Like the second immediately before it, and the countless hours to follow, this point in time is particularly unique in that history has raced through the ether to witness these circumstances, relay these lessons and record the outcome.
On Sunday, January rapper Common and crooner John Legend took the stage at the 72nd annual Golden Globe Awards to accept the trophy for best original song for “Glory” from the movie Selma. As many of his fans likely suspected, Common used his moment to say the following;
“I am the hopeful black woman who was denied her right to vote (and) I am the caring white supporter killed on the frontlines of freedom,” he said. “I am the unarmed black kid who maybe needed a hand but was instead given a bullet,” he continued. “I am the two fallen police officers murdered in the line of duty."
The irony of Common’s comments, though not directed in any way at Kendrick Lamar, are in contrast to his comments by recognizing the humanity of all in the struggle rather than an inverted view of Black culture, interestingly enough.

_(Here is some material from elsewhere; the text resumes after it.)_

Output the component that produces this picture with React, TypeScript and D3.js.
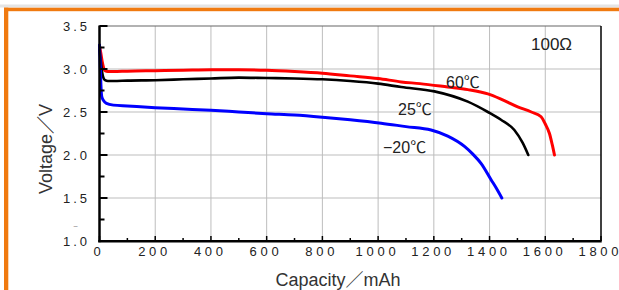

I’m not saying one point is any more or less valid than that of the other. But for me, the attempt at philosophical discourse from those rap celebrities who at one time would have been more likely to fight at a club or beat up a fan than discuss social awareness is a fairly big deal.
My hope is that we are witnessing a general changing of the celebrity sphere of influence toward things of greater importance.